## [WHAT THE TASK ASKS]
Scan the records for the string "this"; copy each line where it occurs.

[START OF MATERIAL SHOWN]

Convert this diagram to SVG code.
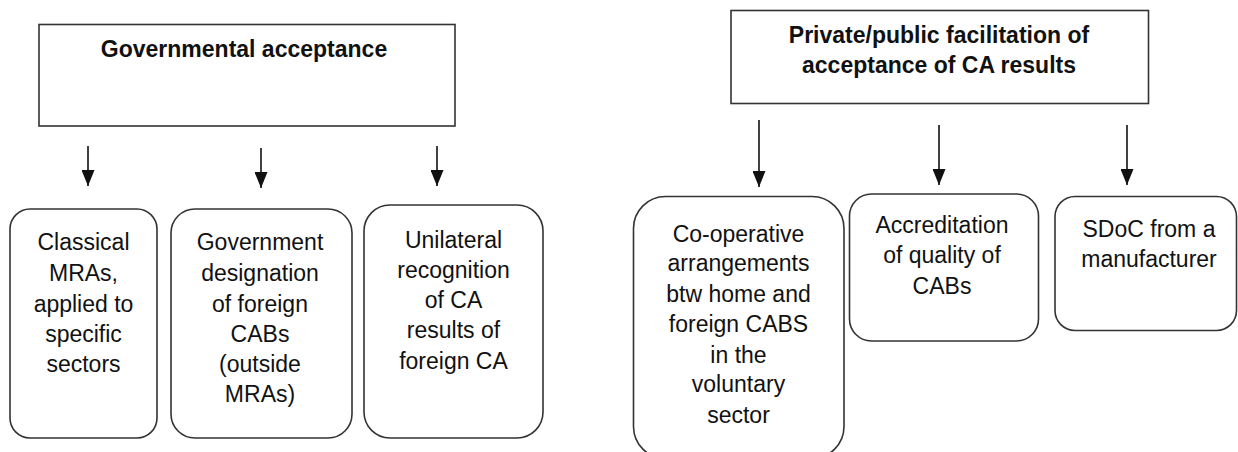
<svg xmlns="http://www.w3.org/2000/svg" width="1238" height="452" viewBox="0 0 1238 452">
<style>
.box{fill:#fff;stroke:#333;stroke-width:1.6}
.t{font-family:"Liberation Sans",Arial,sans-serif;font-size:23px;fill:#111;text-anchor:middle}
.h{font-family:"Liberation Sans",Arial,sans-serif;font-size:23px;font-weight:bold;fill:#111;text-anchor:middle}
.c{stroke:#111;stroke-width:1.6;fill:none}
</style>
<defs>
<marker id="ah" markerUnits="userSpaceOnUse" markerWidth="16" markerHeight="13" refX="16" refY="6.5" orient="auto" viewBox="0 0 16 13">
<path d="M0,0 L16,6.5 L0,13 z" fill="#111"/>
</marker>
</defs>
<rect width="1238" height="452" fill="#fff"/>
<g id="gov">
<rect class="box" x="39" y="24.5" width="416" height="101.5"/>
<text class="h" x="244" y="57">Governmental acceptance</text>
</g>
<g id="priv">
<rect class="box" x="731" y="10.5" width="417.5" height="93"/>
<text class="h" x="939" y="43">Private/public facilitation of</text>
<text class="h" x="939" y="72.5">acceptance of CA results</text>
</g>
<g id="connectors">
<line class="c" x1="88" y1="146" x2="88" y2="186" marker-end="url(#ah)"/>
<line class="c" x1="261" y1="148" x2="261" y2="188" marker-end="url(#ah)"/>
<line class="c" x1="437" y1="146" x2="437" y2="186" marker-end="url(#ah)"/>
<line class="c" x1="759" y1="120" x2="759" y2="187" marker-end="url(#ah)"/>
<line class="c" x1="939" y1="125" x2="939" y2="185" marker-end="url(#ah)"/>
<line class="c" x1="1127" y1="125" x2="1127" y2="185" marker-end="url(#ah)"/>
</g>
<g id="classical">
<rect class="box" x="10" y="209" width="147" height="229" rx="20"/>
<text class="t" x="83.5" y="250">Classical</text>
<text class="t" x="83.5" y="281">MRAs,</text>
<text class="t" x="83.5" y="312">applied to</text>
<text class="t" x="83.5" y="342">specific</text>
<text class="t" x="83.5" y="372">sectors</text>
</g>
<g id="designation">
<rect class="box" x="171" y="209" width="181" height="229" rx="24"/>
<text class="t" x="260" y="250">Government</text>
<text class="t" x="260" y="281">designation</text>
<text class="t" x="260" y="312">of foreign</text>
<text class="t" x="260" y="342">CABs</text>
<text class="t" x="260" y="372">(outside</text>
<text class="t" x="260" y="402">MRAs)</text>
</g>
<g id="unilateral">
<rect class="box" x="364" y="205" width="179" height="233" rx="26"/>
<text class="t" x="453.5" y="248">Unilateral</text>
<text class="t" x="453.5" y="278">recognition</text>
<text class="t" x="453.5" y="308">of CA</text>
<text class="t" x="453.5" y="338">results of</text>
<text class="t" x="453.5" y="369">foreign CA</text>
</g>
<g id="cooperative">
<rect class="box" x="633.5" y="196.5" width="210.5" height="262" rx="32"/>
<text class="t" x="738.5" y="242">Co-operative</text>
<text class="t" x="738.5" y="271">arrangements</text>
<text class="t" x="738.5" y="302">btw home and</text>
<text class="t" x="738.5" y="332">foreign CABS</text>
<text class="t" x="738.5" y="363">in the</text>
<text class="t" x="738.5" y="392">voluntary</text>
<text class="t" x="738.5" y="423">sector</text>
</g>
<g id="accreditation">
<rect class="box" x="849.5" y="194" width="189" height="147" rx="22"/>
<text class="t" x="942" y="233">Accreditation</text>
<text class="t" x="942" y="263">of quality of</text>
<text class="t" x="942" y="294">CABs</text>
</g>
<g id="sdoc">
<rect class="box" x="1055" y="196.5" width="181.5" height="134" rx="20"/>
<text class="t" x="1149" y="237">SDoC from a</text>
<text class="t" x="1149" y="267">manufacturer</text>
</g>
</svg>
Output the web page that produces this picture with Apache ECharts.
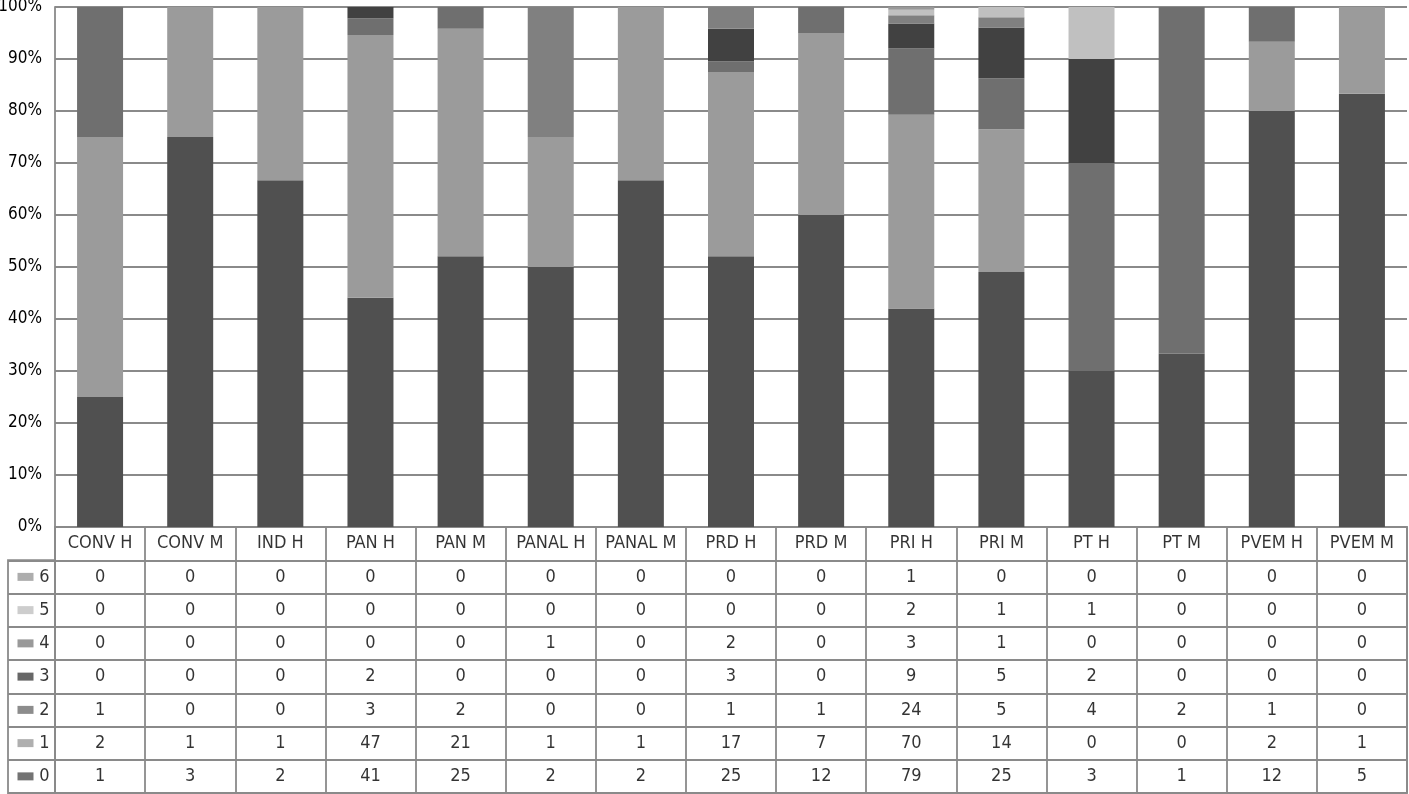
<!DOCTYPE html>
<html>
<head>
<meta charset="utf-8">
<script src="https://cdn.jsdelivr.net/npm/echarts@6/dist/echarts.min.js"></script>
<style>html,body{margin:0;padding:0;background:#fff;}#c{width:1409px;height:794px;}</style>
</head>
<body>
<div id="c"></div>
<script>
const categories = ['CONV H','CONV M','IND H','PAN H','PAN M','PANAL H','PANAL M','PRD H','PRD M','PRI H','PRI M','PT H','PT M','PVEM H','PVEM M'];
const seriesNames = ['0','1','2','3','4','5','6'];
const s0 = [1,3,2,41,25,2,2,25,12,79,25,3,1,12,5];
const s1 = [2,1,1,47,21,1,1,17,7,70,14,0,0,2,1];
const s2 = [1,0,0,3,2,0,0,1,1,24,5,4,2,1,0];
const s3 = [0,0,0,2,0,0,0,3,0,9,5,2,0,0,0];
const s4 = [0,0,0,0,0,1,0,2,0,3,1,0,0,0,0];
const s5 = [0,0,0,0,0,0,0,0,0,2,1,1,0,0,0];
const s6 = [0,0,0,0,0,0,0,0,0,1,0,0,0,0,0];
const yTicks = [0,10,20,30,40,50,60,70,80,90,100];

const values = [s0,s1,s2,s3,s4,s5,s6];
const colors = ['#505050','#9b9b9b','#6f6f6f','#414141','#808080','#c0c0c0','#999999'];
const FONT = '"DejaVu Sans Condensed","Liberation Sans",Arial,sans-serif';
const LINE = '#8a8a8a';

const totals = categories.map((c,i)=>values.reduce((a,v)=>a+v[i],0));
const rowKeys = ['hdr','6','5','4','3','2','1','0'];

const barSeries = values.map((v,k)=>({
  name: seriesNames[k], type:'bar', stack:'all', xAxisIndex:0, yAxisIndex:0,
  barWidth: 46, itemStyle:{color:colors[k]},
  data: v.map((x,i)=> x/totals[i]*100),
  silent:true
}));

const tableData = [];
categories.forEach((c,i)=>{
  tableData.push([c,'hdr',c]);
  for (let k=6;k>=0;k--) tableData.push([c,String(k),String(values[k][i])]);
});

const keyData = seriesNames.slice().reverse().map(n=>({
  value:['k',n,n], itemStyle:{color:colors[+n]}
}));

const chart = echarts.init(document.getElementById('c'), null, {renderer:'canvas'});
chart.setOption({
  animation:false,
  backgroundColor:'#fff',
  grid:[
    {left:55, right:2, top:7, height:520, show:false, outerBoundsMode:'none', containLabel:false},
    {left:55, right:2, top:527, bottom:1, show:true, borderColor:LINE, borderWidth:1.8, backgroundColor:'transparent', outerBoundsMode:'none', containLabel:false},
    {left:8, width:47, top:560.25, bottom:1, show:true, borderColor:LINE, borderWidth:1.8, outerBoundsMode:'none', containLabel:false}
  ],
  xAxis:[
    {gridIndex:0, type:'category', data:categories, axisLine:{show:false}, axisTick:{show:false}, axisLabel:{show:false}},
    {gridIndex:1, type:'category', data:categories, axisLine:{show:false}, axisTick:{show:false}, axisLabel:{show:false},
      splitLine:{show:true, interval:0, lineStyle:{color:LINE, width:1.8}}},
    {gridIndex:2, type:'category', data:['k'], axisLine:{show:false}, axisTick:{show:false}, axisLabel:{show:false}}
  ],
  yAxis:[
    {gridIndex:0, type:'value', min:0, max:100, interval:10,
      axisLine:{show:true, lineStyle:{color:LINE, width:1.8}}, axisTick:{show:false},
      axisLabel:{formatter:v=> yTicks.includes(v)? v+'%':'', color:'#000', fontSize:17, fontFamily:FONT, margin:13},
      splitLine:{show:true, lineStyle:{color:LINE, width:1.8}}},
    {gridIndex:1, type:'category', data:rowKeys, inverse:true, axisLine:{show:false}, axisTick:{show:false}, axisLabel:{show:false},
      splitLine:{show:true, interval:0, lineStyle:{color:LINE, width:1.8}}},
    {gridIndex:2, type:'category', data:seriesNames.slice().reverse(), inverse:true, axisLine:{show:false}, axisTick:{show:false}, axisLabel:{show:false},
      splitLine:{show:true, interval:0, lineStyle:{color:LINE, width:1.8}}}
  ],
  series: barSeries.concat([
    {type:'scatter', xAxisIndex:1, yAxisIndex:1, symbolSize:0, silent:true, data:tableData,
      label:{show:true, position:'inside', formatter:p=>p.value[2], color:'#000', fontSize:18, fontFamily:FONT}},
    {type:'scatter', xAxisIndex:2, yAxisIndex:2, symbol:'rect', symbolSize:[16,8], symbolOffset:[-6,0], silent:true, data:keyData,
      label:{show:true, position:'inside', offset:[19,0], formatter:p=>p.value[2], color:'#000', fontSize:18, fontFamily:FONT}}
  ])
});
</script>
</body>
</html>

[END OF MATERIAL SHOWN]

## [FINAL RESULT]
Convert this diagram to SVG code.
Output the web page that produces this picture with Apache ECharts.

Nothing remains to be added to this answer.